Although as both Buffett and history show, they will be flying high if you just give them enough time.

“A big advantage that Buffett has is that he’s patient. He knows that he has a cheap asset, he just doesn’t know exactly when that will be rewarded by the market,” Lerner says.

Growth versus value: Cycles. “Growth and value have cycles. There’s periods where value works, there’s periods where growth works, and when one is working the other is not working,” Bartels says.

“What you need to do to be successful over time is stick to your discipline. That’s what Buffett has done over time. That’s one of the keys to successful investing: sticking to your strategy.”

That’s an important concept: value does not, by any means, always outperform growth. In fact, over the last 20 years, growth has beaten value, and in the 1990s growth stocks demolished value stocks, beating them by about 6 percent a year.

The principal of reversion to the mean, however, holds that over time outperforming pockets of the market will pull back and underperform in the years ahead, ultimately reverting to their long-term averages.
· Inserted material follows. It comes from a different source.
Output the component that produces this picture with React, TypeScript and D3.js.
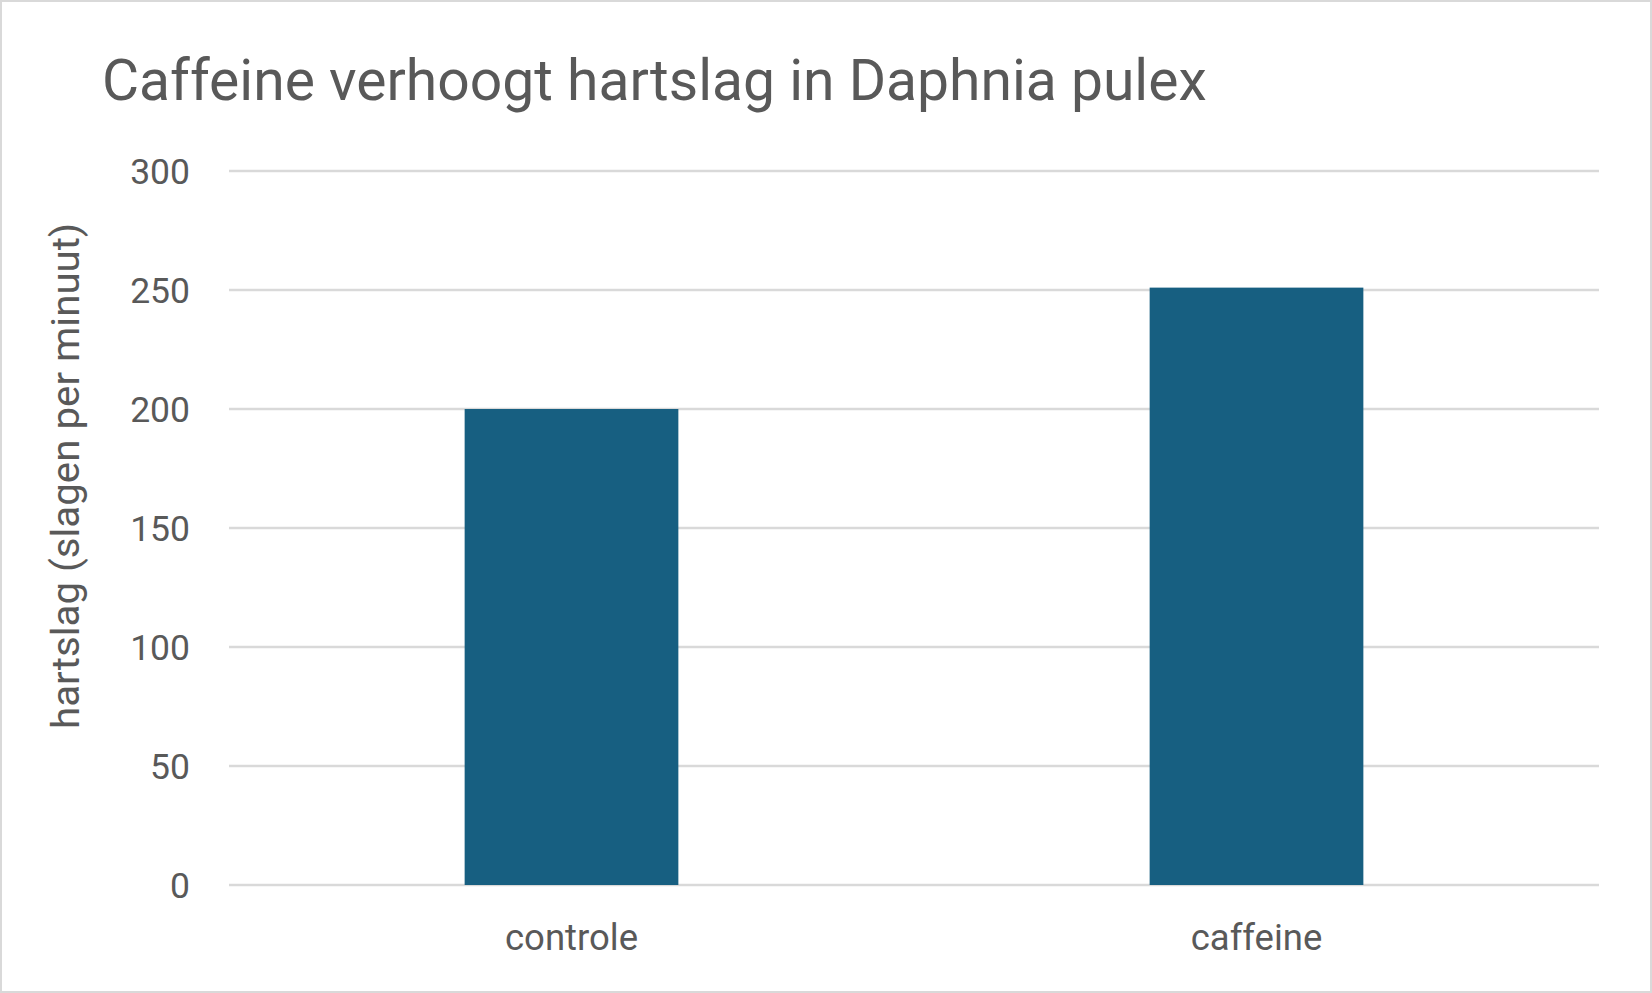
import * as d3 from 'd3';

const categories = ['controle', 'caffeine'];
const values = [200, 251];
const yTicks = [0, 50, 100, 150, 200, 250, 300];

const title = 'Caffeine verhoogt hartslag in Daphnia pulex';
const yTitle = 'hartslag (slagen per minuut)';

export default function App() {
  const width = 1652;
  const height = 993;
  const margin = { top: 171, right: 53, bottom: 108, left: 229 };
  const innerWidth = width - margin.left - margin.right;
  const innerHeight = height - margin.top - margin.bottom;

  const x = d3.scaleBand<string>()
    .domain(categories)
    .range([0, innerWidth])
    .paddingInner(0.688)
    .paddingOuter(0.344);

  const y = d3.scaleLinear().domain([0, 300]).range([innerHeight, 0]);

  const textColor = '#595959';
  const font = 'Roboto, "Open Sans", sans-serif';

  return (
    <svg
      width={width}
      height={height}
      style={{ position: 'absolute', left: 0, top: 0, background: '#fff' }}
      fontFamily={font}
    >
      <rect x={1} y={1} width={width - 2} height={height - 2} fill="#fff" stroke="#d9d9d9" strokeWidth={2} />

      <text x={102} y={100} fontSize={57} fill={textColor}>{title}</text>

      <g transform={`translate(${margin.left},${margin.top})`}>
        {/* gridlines + tick labels */}
        {yTicks.map(t => (
          <g key={t}>
            <line x1={0} x2={innerWidth} y1={y(t)} y2={y(t)} stroke="#d9d9d9" strokeWidth={2.5} />
            <text x={-39} y={y(t) + 12.5} textAnchor="end" fontSize={35.5} fill={textColor}>{t}</text>
          </g>
        ))}

        {/* bars */}
        {categories.map((c, i) => (
          <rect
            key={c}
            x={x(c)}
            y={y(values[i])}
            width={x.bandwidth()}
            height={innerHeight - y(values[i])}
            fill="#175f81"
          />
        ))}

        {/* category labels */}
        {categories.map(c => (
          <text
            key={c}
            x={(x(c) ?? 0) + x.bandwidth() / 2}
            y={innerHeight + 65}
            textAnchor="middle"
            fontSize={36.5}
            fill={textColor}
          >
            {c}
          </text>
        ))}
      </g>

      <text
        transform={`translate(79,476) rotate(-90)`}
        textAnchor="middle"
        fontSize={39}
        textLength={506}
        lengthAdjust="spacingAndGlyphs"
        fill={textColor}
      >
        {yTitle}
      </text>
    </svg>
  );
}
So paying attention to the growth versus value race isn’t just an interesting thing to track. It can be profitable, in theory. The concept of mean reversion, says Lerner, “does help somewhat because these value and growth cycles tend to be measured in years, not months. And you often see big performance differentials between growth and value.”

As with most good things in life, though, there’s a caveat.

“Reversion to the mean can tell you potentially the magnitude of a move but not the timing,” Lerner says.

How to invest in value stocks and growth stocks. Want to track the Russell value and growth indexes, some of the more commonly quoted barometers of value and growth stocks, in your own portfolio? Easy. You can buy low-cost funds or exchange-traded funds to track them, just like you can for the Standard & Poor’s 500 index.

There are a few options, but there’s a lot to like about the brand reputation and the low fees of the Vanguard fund family.

The Vanguard Russell 1000 Growth ETF (ticker: VONG), Vanguard Russell 1000 Value ETF ( VONV), Vanguard Russell 2000 Growth ETF ( VTWG) and Vanguard Russell 2000 Value ETF ( VTWV) all track their namesakes.

The iShares Core Russell US Growth ( IUSG) and iShares Core Russell US Value ( IUSV) are also two solid options, both tracking their Russell 3000 equivalents. IUSG and IUSV are up 1 percent and 5.5 percent, respectively, in 2016.

At the end of the day, value takes the cake. Just remember that if you decide to go with value stocks, they likely won’t rack up huge profits overnight, and they may underperform over the next several years.

[ See: Warren Buffett’s 10 Biggest Deals.]

But over the long run, if history is any indication, they should beat growth stocks by a mile.